La Fondazione Musei Civici di Venezia ha inaugurato al Centro Culturale Candiani di Mestre una importante mostra che raccoglie il patrimonio storico artistico dei musei lagunari per esporlo all’interno dell’intera Città Metropolitana di Venezia.
All’interno dell’esposizione oltre ottanta opere provenienti dalle seguenti collezioni veneziane: Ca’ Pesaro, Museo Correr, Ca’ Rezzonico, Museo Fortuny, Museo di Palazzo Mocenigo. Notevole risulta, inoltre, anche la collaborazione della Fondazione MUVE con il MART (Museo di arte moderna e contemporanea di Trento e Rovereto) ed altre collezioni pubbliche e private nazionali ed internazionali.
Il quadro di Gustav Klimt (1862-1918), uno tra i più celebri, Giuditta II ‘Salome’ (1909), venne acquisito dall’allora amministrazione comunale di Venezia – nella persona dell’allora sindaco Vittorio Grimani (1850-1921) – per confluire nelle collezioni della Galleria Internazionale d’Arte Moderna a Ca’ Pesaro. Nel 1910, infatti, l’opera era stata esposta insieme ad altre 22 in un intera sala alla IX Biennale di Venezia.

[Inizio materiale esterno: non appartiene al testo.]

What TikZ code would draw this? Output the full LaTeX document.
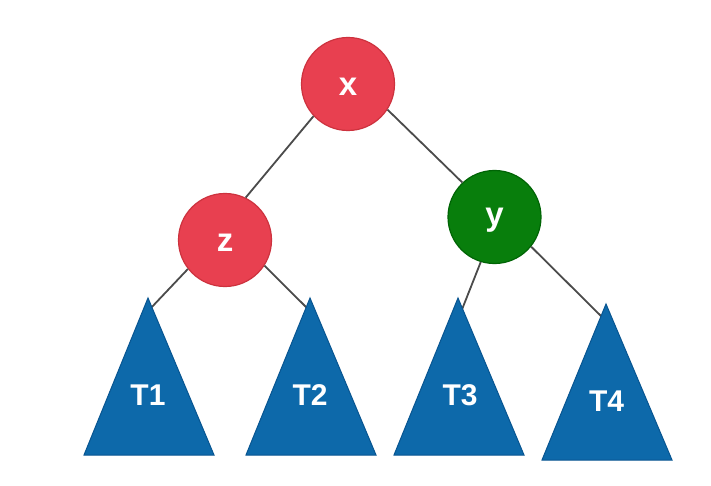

Se il titolo di questa esposizione ha messo Klimt al centro dell’attenzione insieme, soprattutto, ad un estetismo post-moderno – sulla concentrazione dell’idea iconografica di Giuditta estesa nella storiografia, sopratutto, di immagini intertestuali intese come racconti favolistici rivisitati dalle esperienze visive e percettive dai vari artisti presenti in mostra – risulta vero che raccontare ed esporre una comparazione verbo-visuale, risulta assai spesso difficile.
Non è il caso di questa mostra da titolo ‘ATTORNO A KLIMT – Giuditta, eroismo e seduzione‘, nella quale gli artisti intercettati – quali: Felicen Rops (1833-1898), Eduard Munch (1863-1944), Félix Édouard Valotton (1865-1925), Alberto Martini (1876-1954), Jules Van Biesbroeck (1973-1965), Gaetano Previati (1852-1920), Mariano Fortuny (1871-1949), Egon Schiele (1890-1918), Vittorio Zecchin (1878-1947), Luigi Bonazza (1877-1965), Felice Carena (1879-1966) – dimostrano di dialogare all’interno di un seducente percorso dove il mito giudittiano si trasforma in un simbolo-femminino atto ad entrarne in dicotomia tra gli spazi di paesaggi campestri, arcadici, fino a risolversi in maturate scomposizioni neo-espressioniste ed astratto-decorative.
Altresì importante ed imponente si rivela il grande polittico del muranese Vittorio Zecchin dal titolo Le Mille ed una notte (1914) eseguito in origine per la Sala da Pranzo dell’Hotel Terminus e Viaggiatori a Venezia. Zecchin riesce ad arominizzare la composizione strutturale della narrazione per mezzo di elementi fitomorfi, mimetizzati tra grafismi geometrici, circolari e decorativi; da amanuense contemporaneo fa propria la lezione klimtiana relativa al Secessionismo Viennese inserendola in una revisione iconologica bizantino-veneziana atta a generare nuove fisionomie iconoclaste che si possono rintracciare nel suo cantastorie pittorico.
Mentre ancora la sensualità nell’immagine della post-modernità viene argomentata in mostra con la presenza delle fotografie provenienti dal fondo dell’archivio del Museo Mariano Fortuny che – oltre a testimoniarne una pratica di soggetto – dal 1895 ca. al 1925 ca. Fortuny rappresenta una nuova dimensione della realtà nelle rappresentazioni foto-narrative al pari del cinematografo. La pittura si sposta oltre e sconfina con la fotografia ed i nuovi processi dei mass media.
La mostra a cura di Gabriella Belli, con la collaborazione di Elisabetta Barisoni, è stata inaugurata lo scorso 14 dicembre alla presenza, tra le tante, delle seguenti personalità: Luigi Brugnaro (Sindaco di Venezia), Mariacristina Gribaudi (Presidente Fondazione MUVE Venezia).